On les savait irrespectueux à souhait et plein d’un mordant iconoclaste. Leur précédente venue, l’an dernier au Carré des Jalles avec Quand je pense qu’on va vieillir ensemble, avait littéralement décoiffé les attentes culturellement correctes tant cette bouffée de fraîcheur corrosive entêtante était propre à régénérer les esprits. En effet, loin de la « bienpensance » en vigueur dans le paysage aseptisé actuel où « la déculturation d’une classe politique [de droite comme de gauche] devenue idiote » (dixit Jean-Pierre Vincent) tend à vouloir instrumentaliser le théâtre pour en faire un lieu mignonnet servant à « maintenir l’ordre existant et à bricoler du consensus » (idem), cette joyeuse meute qui mord à pleines dents dans le fruit défendu, et ce en toute innocence, apparaît comme le regroupement sain(t) d’électrons libres incontrôlables.

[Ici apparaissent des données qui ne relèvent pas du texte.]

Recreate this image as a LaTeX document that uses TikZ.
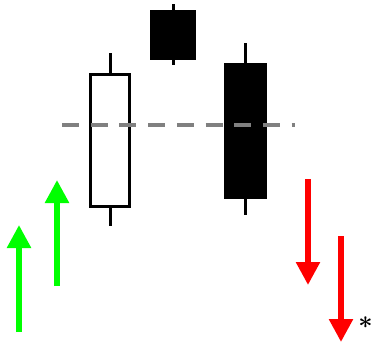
\documentclass[tikz,border=0pt]{standalone}
\usetikzlibrary{arrows.meta}
\definecolor{upgreen}{RGB}{0,255,0}
\definecolor{downred}{RGB}{255,0,0}
\definecolor{dashgray}{RGB}{128,128,128}
\tikzset{
  wick/.style={line width=3pt,black},
  whitebody/.style={draw=black,fill=white,line width=3pt},
  blackbody/.style={draw=black,fill=black,line width=1pt},
  trendarrow/.style={line width=5.5pt,-{Triangle[width=23pt,length=23pt]}},
  level/.style={line width=3.5pt,dashgray,dash pattern=on 17pt off 11.7pt}
}
\begin{document}
\begin{tikzpicture}[x=1pt,y=-1pt]
\useasboundingbox (0,0) rectangle (373,343);
% green arrows
\coordinate (g1s) at (19,332); \coordinate (g1e) at (19,225);
\coordinate (g2s) at (57,286); \coordinate (g2e) at (57,180);
\draw[trendarrow,upgreen] (g1s) -- (g1e);
\draw[trendarrow,upgreen] (g2s) -- (g2e);
% white candle
\coordinate (w1t) at (110,53); \coordinate (w1b) at (110,226);
\draw[wick] (w1t) -- (w1b);
\draw[whitebody] (90,74) rectangle (129,206);
% small black candle
\coordinate (b1t) at (173,4); \coordinate (b1b) at (173,65);
\draw[wick] (b1t) -- (b1b);
\draw[blackbody] (150.5,10.5) rectangle (195.5,59.5);
% big black candle
\coordinate (b2t) at (245,43); \coordinate (b2b) at (245,215);
\draw[wick] (b2t) -- (b2b);
\draw[blackbody] (224.5,63.5) rectangle (266.5,198.5);
% dashed level
\coordinate (l1) at (62,125); \coordinate (l2) at (295,125);
\draw[level] (l1) -- (l2);
% red arrows
\coordinate (r1s) at (308,179); \coordinate (r1e) at (308,285);
\coordinate (r2s) at (341,236); \coordinate (r2e) at (341,342);
\draw[trendarrow,downred] (r1s) -- (r1e);
\draw[trendarrow,downred] (r2s) -- (r2e);
\node[font=\fontsize{32}{32}\selectfont\boldmath,inner sep=0pt] (ast) at (365.5,323) {$\ast$};
\end{tikzpicture}
\end{document}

Eh bien ce serait péché de dire que cette nouvelle visitation, à cette veille de week-end pascal, ait failli à la profession de foi de ces doux illuminés ! Les Armoires Normandes – leur toute nouvelle création 2015 dont le titre énigmatique exige d’être touché par la grâce divine pour avoir accès à sa portée mystique, tant les voies du seigneur en ce qui concerne l’amour du prochain sont impénétrables – s’ouvrent, et ce avant même de pénétrer dans la salle où la messe sera donnée, par la vision d’une croix géante (garnie – comme les œufs de Pâques – d’un Christ vivant) qui se détache dans l’encadrement de la porte d’entrée. Et de la scène (à ne pas confondre avec l’autre Cène), suspendu aux cintres, un Jésus ensanglanté vêtu d’un petit pagne suggestif, accueille joyeusement le public en commentant les menus faits et gestes relatifs à l’expérience de tout spectateur cherchant la meilleure place (celle de l’élu) dans une assemblée de séants ayant déjà pris place.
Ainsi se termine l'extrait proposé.